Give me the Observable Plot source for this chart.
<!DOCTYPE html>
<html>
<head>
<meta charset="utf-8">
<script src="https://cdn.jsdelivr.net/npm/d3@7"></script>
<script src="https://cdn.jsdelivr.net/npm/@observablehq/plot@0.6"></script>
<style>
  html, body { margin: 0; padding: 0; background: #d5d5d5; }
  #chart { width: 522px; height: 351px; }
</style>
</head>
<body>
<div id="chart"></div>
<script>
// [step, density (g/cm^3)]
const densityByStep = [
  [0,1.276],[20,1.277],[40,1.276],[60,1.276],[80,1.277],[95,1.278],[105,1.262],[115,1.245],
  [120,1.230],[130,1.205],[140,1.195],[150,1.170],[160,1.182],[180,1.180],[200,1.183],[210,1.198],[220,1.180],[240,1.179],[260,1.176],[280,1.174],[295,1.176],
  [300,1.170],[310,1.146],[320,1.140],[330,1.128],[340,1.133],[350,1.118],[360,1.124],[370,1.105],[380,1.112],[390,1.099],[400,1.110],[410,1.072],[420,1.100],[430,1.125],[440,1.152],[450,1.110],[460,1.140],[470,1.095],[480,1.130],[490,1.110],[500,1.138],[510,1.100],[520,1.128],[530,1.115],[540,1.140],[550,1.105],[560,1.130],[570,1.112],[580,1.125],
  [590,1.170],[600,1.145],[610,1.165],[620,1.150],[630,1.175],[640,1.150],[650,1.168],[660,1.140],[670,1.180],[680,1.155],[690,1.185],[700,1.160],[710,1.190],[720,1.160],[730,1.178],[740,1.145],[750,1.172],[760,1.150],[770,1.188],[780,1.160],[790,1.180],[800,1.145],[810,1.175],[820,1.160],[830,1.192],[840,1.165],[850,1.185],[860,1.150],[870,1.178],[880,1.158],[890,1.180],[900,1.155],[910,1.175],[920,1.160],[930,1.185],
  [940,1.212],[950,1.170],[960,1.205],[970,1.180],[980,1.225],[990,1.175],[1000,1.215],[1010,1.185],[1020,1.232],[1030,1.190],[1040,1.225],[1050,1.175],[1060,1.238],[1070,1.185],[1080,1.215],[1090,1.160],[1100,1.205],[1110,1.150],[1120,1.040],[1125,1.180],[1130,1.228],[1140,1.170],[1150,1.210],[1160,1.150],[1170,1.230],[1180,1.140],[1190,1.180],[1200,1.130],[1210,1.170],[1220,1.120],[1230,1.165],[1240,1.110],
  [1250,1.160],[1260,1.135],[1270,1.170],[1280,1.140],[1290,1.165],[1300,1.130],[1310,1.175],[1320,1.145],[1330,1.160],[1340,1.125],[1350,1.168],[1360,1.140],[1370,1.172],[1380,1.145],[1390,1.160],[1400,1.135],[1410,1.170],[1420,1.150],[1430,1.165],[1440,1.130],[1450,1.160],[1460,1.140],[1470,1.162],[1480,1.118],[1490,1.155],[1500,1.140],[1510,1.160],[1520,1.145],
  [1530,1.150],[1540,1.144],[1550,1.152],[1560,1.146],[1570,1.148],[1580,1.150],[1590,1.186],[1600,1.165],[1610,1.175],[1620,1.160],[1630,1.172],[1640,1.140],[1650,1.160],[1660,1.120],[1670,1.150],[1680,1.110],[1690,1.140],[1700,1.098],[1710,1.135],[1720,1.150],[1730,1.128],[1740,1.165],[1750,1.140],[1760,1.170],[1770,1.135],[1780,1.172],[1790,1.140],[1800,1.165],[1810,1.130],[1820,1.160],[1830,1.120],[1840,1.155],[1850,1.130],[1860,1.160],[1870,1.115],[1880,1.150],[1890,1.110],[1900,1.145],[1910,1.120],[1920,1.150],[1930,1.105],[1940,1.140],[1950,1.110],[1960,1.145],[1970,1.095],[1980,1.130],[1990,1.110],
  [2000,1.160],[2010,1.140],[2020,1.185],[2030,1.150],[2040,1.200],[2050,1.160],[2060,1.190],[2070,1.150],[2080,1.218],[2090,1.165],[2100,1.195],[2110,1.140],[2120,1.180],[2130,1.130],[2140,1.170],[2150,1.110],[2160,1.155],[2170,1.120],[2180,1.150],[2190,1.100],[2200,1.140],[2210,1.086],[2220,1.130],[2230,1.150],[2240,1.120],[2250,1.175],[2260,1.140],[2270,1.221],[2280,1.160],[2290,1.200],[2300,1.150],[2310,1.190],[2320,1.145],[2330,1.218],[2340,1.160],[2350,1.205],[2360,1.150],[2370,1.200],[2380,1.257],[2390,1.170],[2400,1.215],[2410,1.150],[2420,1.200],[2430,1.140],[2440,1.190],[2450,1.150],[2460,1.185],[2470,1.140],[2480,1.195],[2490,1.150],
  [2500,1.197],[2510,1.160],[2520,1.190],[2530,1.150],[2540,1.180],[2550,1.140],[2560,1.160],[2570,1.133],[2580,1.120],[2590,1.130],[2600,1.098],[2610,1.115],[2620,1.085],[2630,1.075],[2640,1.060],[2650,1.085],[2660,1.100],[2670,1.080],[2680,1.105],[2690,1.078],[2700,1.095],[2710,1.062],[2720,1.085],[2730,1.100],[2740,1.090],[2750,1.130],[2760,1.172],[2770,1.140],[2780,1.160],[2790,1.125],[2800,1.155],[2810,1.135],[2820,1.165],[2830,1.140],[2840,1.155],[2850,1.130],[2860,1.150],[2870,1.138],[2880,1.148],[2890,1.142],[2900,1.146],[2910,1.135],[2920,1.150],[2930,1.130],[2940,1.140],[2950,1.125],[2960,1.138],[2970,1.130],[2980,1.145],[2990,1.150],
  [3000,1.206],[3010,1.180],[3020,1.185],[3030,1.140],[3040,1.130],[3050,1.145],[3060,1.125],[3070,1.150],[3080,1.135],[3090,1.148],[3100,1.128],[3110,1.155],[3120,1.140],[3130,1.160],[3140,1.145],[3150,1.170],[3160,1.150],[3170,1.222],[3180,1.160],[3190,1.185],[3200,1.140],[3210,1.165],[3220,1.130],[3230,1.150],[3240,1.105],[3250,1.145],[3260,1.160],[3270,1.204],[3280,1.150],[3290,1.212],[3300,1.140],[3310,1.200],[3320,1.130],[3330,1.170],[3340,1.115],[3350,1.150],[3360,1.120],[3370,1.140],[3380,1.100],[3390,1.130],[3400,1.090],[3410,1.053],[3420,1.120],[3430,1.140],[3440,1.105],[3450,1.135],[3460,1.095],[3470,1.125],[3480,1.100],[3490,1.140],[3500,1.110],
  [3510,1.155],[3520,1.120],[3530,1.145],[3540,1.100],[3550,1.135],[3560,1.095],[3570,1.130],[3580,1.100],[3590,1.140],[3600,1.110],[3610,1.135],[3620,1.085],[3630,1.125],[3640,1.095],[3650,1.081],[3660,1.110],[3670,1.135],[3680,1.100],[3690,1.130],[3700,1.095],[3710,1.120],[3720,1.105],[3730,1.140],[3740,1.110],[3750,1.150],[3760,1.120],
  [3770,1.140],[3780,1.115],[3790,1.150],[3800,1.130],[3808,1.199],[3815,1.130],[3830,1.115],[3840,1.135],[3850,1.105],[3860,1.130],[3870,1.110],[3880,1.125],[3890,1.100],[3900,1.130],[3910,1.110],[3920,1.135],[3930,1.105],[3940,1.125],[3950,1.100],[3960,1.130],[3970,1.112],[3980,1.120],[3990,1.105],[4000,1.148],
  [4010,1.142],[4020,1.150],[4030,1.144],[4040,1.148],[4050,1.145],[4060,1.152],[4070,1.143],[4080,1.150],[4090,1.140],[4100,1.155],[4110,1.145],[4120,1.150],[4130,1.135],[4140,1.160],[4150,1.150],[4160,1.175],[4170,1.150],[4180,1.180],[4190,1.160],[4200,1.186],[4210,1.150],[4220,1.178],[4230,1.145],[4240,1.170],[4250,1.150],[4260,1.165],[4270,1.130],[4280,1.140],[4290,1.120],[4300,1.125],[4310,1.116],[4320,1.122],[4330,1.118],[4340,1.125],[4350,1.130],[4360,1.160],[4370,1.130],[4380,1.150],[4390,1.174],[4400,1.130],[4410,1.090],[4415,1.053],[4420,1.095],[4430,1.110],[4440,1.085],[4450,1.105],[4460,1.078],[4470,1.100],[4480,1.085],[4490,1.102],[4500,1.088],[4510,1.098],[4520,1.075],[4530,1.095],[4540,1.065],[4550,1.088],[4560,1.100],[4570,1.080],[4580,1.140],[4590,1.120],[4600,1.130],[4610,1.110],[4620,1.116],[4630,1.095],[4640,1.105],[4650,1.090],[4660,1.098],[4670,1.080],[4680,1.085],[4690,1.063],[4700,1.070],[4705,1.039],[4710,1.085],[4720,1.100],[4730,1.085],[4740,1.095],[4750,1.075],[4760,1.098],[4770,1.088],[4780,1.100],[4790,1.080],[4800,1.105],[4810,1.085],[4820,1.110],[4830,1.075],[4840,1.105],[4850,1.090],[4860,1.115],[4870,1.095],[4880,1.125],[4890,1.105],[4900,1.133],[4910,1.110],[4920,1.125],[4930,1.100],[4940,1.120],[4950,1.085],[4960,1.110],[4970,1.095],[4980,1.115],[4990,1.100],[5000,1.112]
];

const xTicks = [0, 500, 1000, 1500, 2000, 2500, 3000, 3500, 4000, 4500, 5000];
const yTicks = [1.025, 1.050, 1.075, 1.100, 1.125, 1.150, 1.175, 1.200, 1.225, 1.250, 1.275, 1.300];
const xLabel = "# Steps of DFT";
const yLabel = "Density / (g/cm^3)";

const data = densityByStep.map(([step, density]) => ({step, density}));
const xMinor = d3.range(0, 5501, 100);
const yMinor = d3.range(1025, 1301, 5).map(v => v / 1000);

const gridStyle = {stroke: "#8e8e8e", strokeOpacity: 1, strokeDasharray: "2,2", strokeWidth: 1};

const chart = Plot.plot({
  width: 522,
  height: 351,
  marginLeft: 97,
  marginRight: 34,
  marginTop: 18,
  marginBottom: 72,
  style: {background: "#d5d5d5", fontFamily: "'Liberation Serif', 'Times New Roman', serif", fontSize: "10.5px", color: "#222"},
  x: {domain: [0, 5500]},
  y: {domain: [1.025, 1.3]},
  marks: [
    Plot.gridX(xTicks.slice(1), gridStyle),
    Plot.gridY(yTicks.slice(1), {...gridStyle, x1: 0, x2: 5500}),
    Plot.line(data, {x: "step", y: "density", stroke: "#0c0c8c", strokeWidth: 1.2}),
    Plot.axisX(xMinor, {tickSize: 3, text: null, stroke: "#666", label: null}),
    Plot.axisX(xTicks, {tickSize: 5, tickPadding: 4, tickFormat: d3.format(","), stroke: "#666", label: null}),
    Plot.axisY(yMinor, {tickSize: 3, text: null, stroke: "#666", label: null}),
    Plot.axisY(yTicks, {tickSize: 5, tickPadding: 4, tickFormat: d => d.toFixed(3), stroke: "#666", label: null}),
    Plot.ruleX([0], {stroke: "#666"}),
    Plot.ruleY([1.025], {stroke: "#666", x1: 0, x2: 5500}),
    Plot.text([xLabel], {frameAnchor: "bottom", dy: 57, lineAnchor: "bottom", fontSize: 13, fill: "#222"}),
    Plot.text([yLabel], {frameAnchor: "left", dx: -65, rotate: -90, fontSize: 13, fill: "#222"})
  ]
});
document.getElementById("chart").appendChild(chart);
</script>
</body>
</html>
---
DIRECTIONS FOR THIS TASK:
How many of these lines contain "chart"? Write only the number.

RESULT OF THE TASK:
5